Issue (i): Whether a mortgage claim could be enforced through execution proceedings on the basis of an arbitral award or recovery certificate, or only by a separate suit for sale under the Code of Civil Procedure
Analysis: Enforcement of a mortgage by sale of the mortgaged property is controlled by Order XXXIV Rule 14 of the Code of Civil Procedure, 1908, which requires a suit for sale in enforcement of the mortgage. An arbitral award may operate as a decree, but that does not permit sale of mortgaged property in execution proceedings. The sale pursued through the civil execution route was therefore legally unsustainable.
Conclusion: The mortgage, if any, could not be enforced by execution of the award or through the impugned execution sale; a separate suit was required.

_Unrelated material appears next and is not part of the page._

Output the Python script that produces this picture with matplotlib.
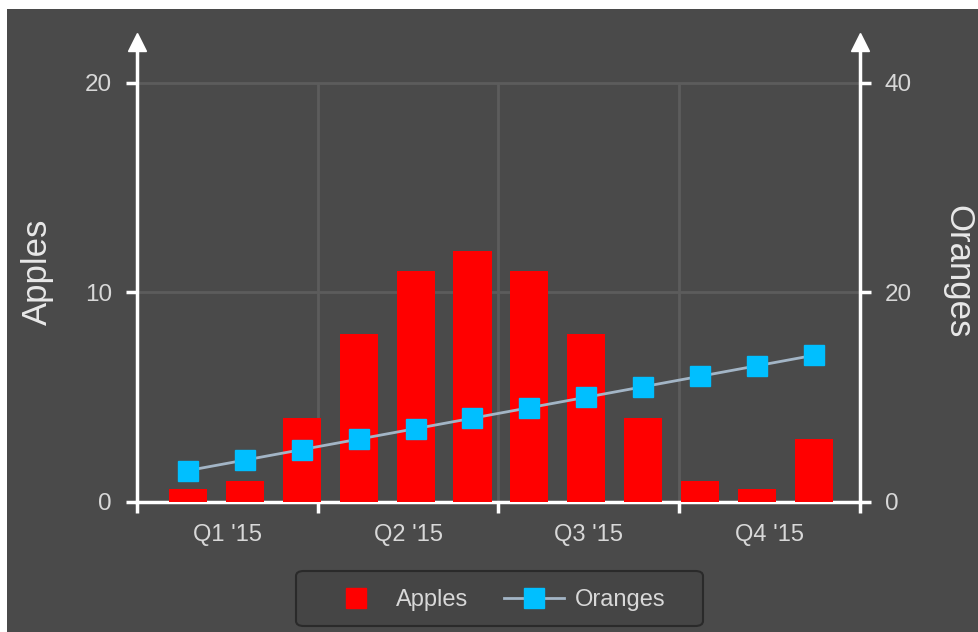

Issue (ii): Whether an asserted prior mortgage, if established, would have priority over a later recovery claim under the Transfer of Property Act and the Recovery of Debts Due to Banks and Financial Institutions Act
Analysis: Section 48 of the Transfer of Property Act, 1882 gives priority to rights created earlier in point of time. The overriding clause in the Recovery of Debts Due to Banks and Financial Institutions Act, 1993 does not eliminate an earlier charge where the statutory scheme itself contemplates investigation of claims to property. The mere existence of a recovery certificate does not displace a prior encumbrance if such encumbrance is proved.
Conclusion: A prior mortgage, if proved, would have priority over the later recovery claim.
Issue (iii): Whether the Recovery Officer was required to investigate whether the property was subject to an existing interest before deciding the claim
Analysis: Rule 11 of the Second Schedule to the Income-tax Act, 1961, as applied through Section 29 of the Recovery of Debts Due to Banks and Financial Institutions Act, 1993, requires the Recovery Officer to investigate claims or objections to attachment or sale and to determine whether the objector had an interest in the property. The record before the authorities was insufficient to finally decide whether a mortgage existed, and neither authority undertook the necessary factual inquiry.
Conclusion: The Recovery Officer was bound to investigate the claim, and the matter had to be remanded for that purpose.
Final Conclusion: The impugned sale could not stand, but the existence and effect of the alleged mortgage required fresh factual determination by the Recovery Officer in accordance with law.
Ratio Decidendi: A prior mortgage, if established, retains priority under Section 48 of the Transfer of Property Act, 1882, but its enforcement by sale must proceed only by a separate suit under Order XXXIV Rule 14 of the Code of Civil Procedure, 1908, while a Recovery Officer must investigate any claim of existing interest before permitting attachment or sale.